Demak –  5 September 2017, Ratusan Warga Desa Kalisari Kecamatan Sayung, Kabupaten Demak yang terdiri dari bapak bapak, ibu ibu remaja dan anak anak hari ini   menggelar aksi damai di Polres Demak dan Pendopo Kabupaten Demak.

Ratusan warga Kalisari tersebut ke Polres Demak dengan maksud mengucapkan terimakasih, pada Kapolres Demak dan jajaranya karena responsif  terhadap laporan     warga sebelumnya.

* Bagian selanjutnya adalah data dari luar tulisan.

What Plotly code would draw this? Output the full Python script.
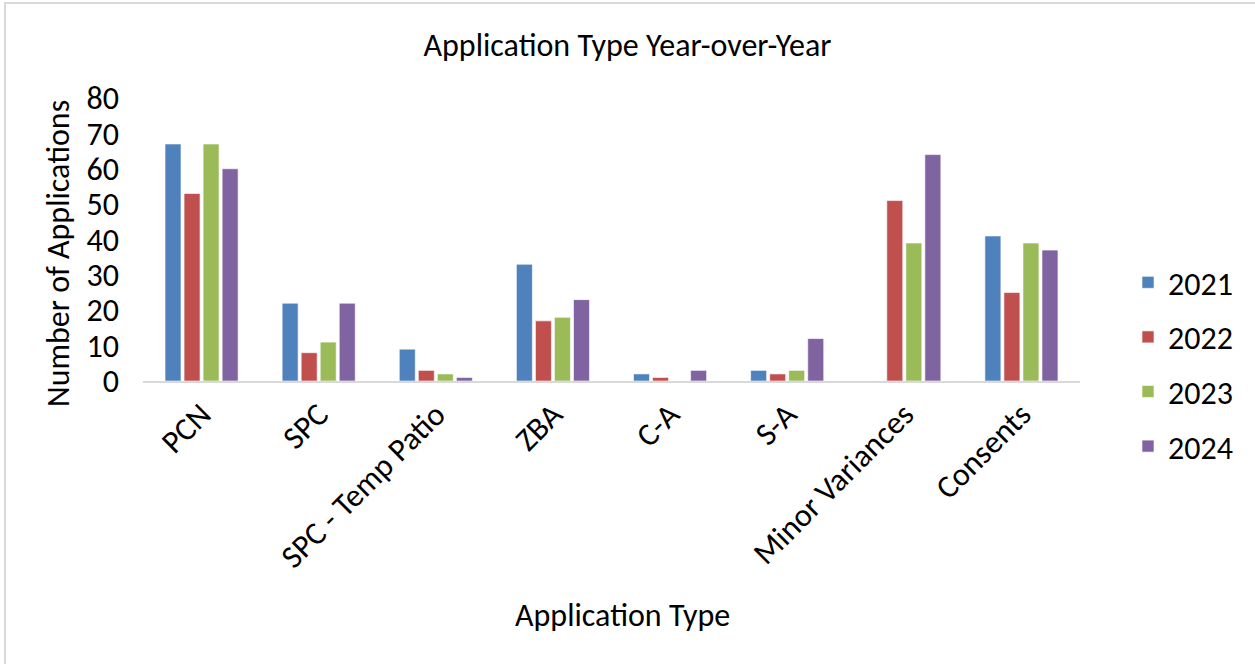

Yaitu proses pengerukan tanah bengkok itu dihentikan.

Mereka  juga mendukung Kapolres Demak beserta jajaranya untuk mengusut kasus ini secara proporsional dan profesional, cepat, tepat dan akuntabel Karena Warga menganggap selana ini kepala Desanya telah menyalahgunakan jabatan dan wewenangnya untuk memperkaya diri sendiri sehingga menyebabkan kerugian terhadap desa  salah satunya dari pengurukan tanah bengkok  itu.

Ali Subchan koordinator aksi menyampaikan  setelah dari Polres warga  selanjutnya    menemui  Bupati Demak  untuk menyampaikan  , selama ini kepala desanya  dinilai arogan, angkuh, otoriter. Selain itu juga menyampaikan ada beberapa persoalan didesanya  yaitu dugaan korupsi dalam proyek yang saat ini di kerjakan oleh desa, yang seharusnya dinikmati oleh warga tapi pada kenyataanya dinikmati oleh kepala desa itu sendiri.

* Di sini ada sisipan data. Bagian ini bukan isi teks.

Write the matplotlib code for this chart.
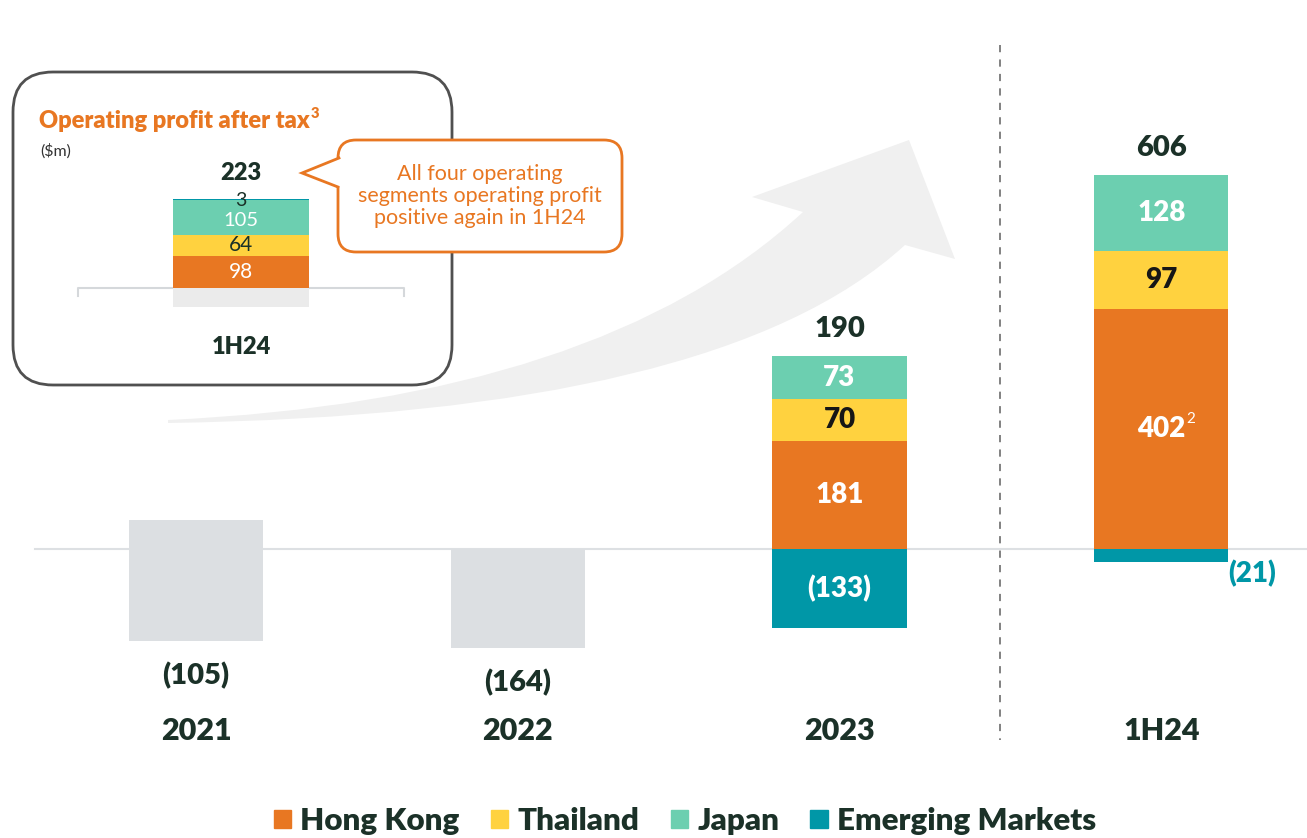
import matplotlib
matplotlib.use("Agg")
import matplotlib.pyplot as plt
from matplotlib.patches import FancyBboxPatch, Polygon, PathPatch, Patch
from matplotlib.path import Path

plt.rcParams['font.family'] = ['Lato', 'DejaVu Sans']

# data
periods = ['2021', '2022', '2023', '1H24']
hong_kong = [0, 0, 181, 402]
thailand = [0, 0, 70, 97]
japan = [0, 0, 73, 128]
emerging = [0, 0, -133, -21]
totals = [-105, -164, 190, 606]

inset_period = '1H24'
inset_hk, inset_th, inset_jp, inset_em = 98, 64, 105, 3
inset_total = 223

legend_labels = ['Hong Kong', 'Thailand', 'Japan', 'Emerging Markets']

# colours
C_HK = '#E87722'
C_TH = '#FFD23F'
C_JP = '#6CCFB0'
C_EM = '#0097A7'
C_GREY = '#DCDFE2'
C_DARK = '#1B3128'
HEAVY = 'heavy'

fig = plt.figure(figsize=(13.07, 8.38), dpi=100)

# background decoration layer in pixel coordinates
deco = fig.add_axes([0, 0, 1, 1], zorder=0)
deco.set_xlim(0, 1307)
deco.set_ylim(838, 0)
deco.axis('off')

# big swoosh arrow
verts = [(168, 420), (600, 400), (803, 212), (752, 197), (909, 140), (955, 259),
         (905, 245), (720, 415), (168, 423), (168, 420)]
codes = [Path.MOVETO, Path.CURVE3, Path.CURVE3, Path.LINETO, Path.LINETO, Path.LINETO,
         Path.LINETO, Path.CURVE3, Path.CURVE3, Path.CLOSEPOLY]
deco.add_patch(PathPatch(Path(verts, codes), facecolor='#F0F0F0', edgecolor='none'))

# inset frame
deco.add_patch(FancyBboxPatch((13 + 40, 72 + 40), 439 - 80, 313 - 80,
                              boxstyle='round,pad=40', facecolor='white',
                              edgecolor='#505050', lw=2))
t = deco.text(39, 121, 'Operating profit after tax', color=C_HK, fontsize=17,
              fontweight=HEAVY, va='center', ha='left')
deco.annotate('3', (1, 1), xycoords=t, xytext=(1, 2), textcoords='offset points',
              ha='left', va='top', color=C_HK, fontsize=10.5, fontweight=HEAVY)
deco.text(40, 151, '($m)', color='#333333', fontsize=11.5, va='center', ha='left')

# callout bubble
deco.add_patch(FancyBboxPatch((338 + 18, 140 + 18), 284 - 36, 112 - 36,
                              boxstyle='round,pad=18', facecolor='white',
                              edgecolor=C_HK, lw=2, zorder=3))
deco.add_patch(Polygon([(342, 157), (302, 173), (342, 188)], closed=True,
                       facecolor='white', edgecolor='none', zorder=4))
deco.plot([339, 302, 338], [158, 173, 187], color=C_HK, lw=2, zorder=5,
          solid_joinstyle='miter')
deco.text(480, 196, 'All four operating\nsegments operating profit\npositive again in 1H24',
          color=C_HK, fontsize=15.5, ha='center', va='center', linespacing=1.1, zorder=6)

# main chart
ax = fig.add_axes([0, 0, 1, 1], zorder=1)
ax.patch.set_alpha(0)
ax.set_xlim(-0.609, 3.453)
ax.set_ylim(-484, 920)
ax.axis('off')

x = list(range(len(periods)))
w = 0.417

# grey placeholder boxes for 2021 / 2022
grey_top = [48, 0]
grey_bot = [-154, -166]
for i in range(2):
    ax.bar(x[i], grey_top[i] - grey_bot[i], bottom=grey_bot[i], width=w, color=C_GREY, zorder=2)
    ax.annotate('(%d)' % abs(totals[i]), (x[i], grey_bot[i]), xytext=(0, -25),
                textcoords='offset points', ha='center', va='center',
                fontsize=21, fontweight=HEAVY, color=C_DARK)

ax.plot([-0.5, 3.453], [0, 0], color='#DDE0E3', lw=1.5, zorder=1)

xs = x[2:]
hk = hong_kong[2:]
th = thailand[2:]
jp = japan[2:]
em = emerging[2:]
ax.bar(xs, hk, width=w, color=C_HK, zorder=3)
ax.bar(xs, th, bottom=hk, width=w, color=C_TH, zorder=3)
b2 = [a + b for a, b in zip(hk, th)]
ax.bar(xs, jp, bottom=b2, width=w, color=C_JP, zorder=3)
ax.bar(xs, em, width=w, color=C_EM, zorder=3)

for k, xi in enumerate(xs):
    ax.text(xi, hk[k] / 2, str(hk[k]), ha='center', va='center', fontsize=20,
            fontweight=HEAVY, color='white', zorder=4)
    ax.text(xi, hk[k] + th[k] / 2, str(th[k]), ha='center', va='center', fontsize=20,
            fontweight=HEAVY, color='#161616', zorder=4)
    ax.text(xi, b2[k] + jp[k] / 2, str(jp[k]), ha='center', va='center', fontsize=20,
            fontweight=HEAVY, color='white', zorder=4)
    top = b2[k] + jp[k]
    ax.annotate(str(totals[xi]), (xi, top), xytext=(0, 19), textcoords='offset points',
                ha='center', va='center', fontsize=21, fontweight=HEAVY, color=C_DARK)

# emerging markets labels
ax.text(xs[0], em[0] / 2, '(%d)' % abs(em[0]), ha='center', va='center', fontsize=20,
        fontweight=HEAVY, color='white', zorder=4)
ax.annotate('(%d)' % abs(em[1]), (xs[1] + w / 2, em[1] / 2), xytext=(17, -13),
            textcoords='offset points', ha='center', va='center', fontsize=20,
            fontweight=HEAVY, color=C_EM)
# footnote on 402
ax.annotate('2', (xs[1], hk[1] / 2), xytext=(21, 7), textcoords='offset points',
            ha='center', va='center', fontsize=11, color='white', zorder=5)

for xi, p in zip(x, periods):
    ax.text(xi, -305, p, ha='center', va='center', fontsize=22, fontweight=HEAVY, color=C_DARK)

ax.plot([2.5, 2.5], [844, -320], color='#777777', lw=1.3, ls=(0, (4, 4)), zorder=1)

# inset chart
ins = fig.add_axes([78 / 1307, 1 - 360 / 838, 326 / 1307, 230 / 838], zorder=2)
ins.patch.set_alpha(0)
ins.set_xlim(-1, 1)
ins.set_ylim(-218, 479)
ins.axis('off')
iw = 0.84
ins.bar(0, -58, width=iw, color='#EBEBEB', zorder=1)
ins.bar(0, inset_hk, width=iw, color=C_HK, zorder=2)
ins.bar(0, inset_th, bottom=inset_hk, width=iw, color=C_TH, zorder=2)
ins.bar(0, inset_jp, bottom=inset_hk + inset_th, width=iw, color=C_JP, zorder=2)
ins.bar(0, inset_em, bottom=inset_hk + inset_th + inset_jp, width=iw, color=C_EM, zorder=2)
ins.plot([-1, -1, 1, 1], [-25, 0, 0, -25], color='#D5D8DB', lw=1.5, zorder=0, clip_on=False)
ins.text(0, inset_hk / 2, str(inset_hk), ha='center', va='center', fontsize=15, color='white', zorder=3)
ins.text(0, inset_hk + inset_th / 2, str(inset_th), ha='center', va='center', fontsize=15,
         color=C_DARK, zorder=3)
ins.annotate(str(inset_jp), (0, inset_hk + inset_th + inset_jp / 2), xytext=(0, -2),
             textcoords='offset points', ha='center', va='center',
             fontsize=14.5, color='white', zorder=3)
itop = inset_hk + inset_th + inset_jp + inset_em
ins.annotate(str(inset_em), (0, itop), xytext=(0, -1), textcoords='offset points',
             ha='center', va='center', fontsize=14, color=C_DARK, zorder=3)
ins.annotate(str(inset_total), (0, itop), xytext=(0, 19), textcoords='offset points',
             ha='center', va='center', fontsize=17, fontweight=HEAVY, color=C_DARK)
ins.text(0, -180, inset_period, ha='center', va='center', fontsize=17, fontweight=HEAVY, color=C_DARK)

# legend
handles = [Patch(color=c) for c in [C_HK, C_TH, C_JP, C_EM]]
fig.legend(handles, legend_labels, loc='center', bbox_to_anchor=(685 / 1307, 17 / 838),
           ncol=4, frameon=False, prop={'size': 22.5, 'weight': HEAVY},
           handlelength=0.55, handleheight=0.55, handletextpad=0.3, columnspacing=1.0,
           labelcolor=C_DARK)

fig.savefig('out.png', dpi=100)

Sementara itu praktisi hukum dari LBH Demak Raya sekaligus Sekretaris DPC Ikadin Kab. Demak Abdul Rokhim bila benar apa yang disampaikan oleh warga, maka itu sangat bertentangan dengan peraturan yang ada. “Berdasarkan Undang Undang Desa Nomor 6 Tahun 2014 yang namanya aset desa diperuntukan atau dikelola untuk kesejahteraan masyarakatnya dalam meningkatkan pembangunan desa.

Disamping itu harus dikaji terlebih dahulu dasar hukum kebijakan memungut hasil penjual tanah urug tersebut, jika kebijakan tersebut tidak mempunyai payung hukum yang jelas maka dapat dikatakan masuk kategori Pungli, pelaku pungli bisa dijerat Pasal dalam KUHP selain itu Pelaku juga mungkin dijerat dengan Undang-Undang Nomor 20 Tahun 2001 tentang Pemberantasan Tindak Pidana Korupsi.

Ia mengatakan umumnya, praktik pungutan liar dijerat dengan Pasal 368 KUHP dengan ancaman hukuman maksimal sembilan bulan. Jika pelaku merupakan pegawai negeri sipil, akan dijerat dengan Pasal 423 KUHP dengan ancaman hukuman maksimal enam tahun.

Namun, ada ketentuan pidana yang ancaman hukumannya lebih besar dari itu, yakni Pasal 12 e UU Tipikor, ujar advokat muda yang juga sekretaris DPC Ikadin Kab. Demak ini. Lebih lanjut Rokhim menambahkan “Pungli itu bisa kita katakan sebagai korupsi. Ada Pasal 12 e di sana dengan ancaman hukuman penjara minimal empat tahun dan maksimal 20 tahun.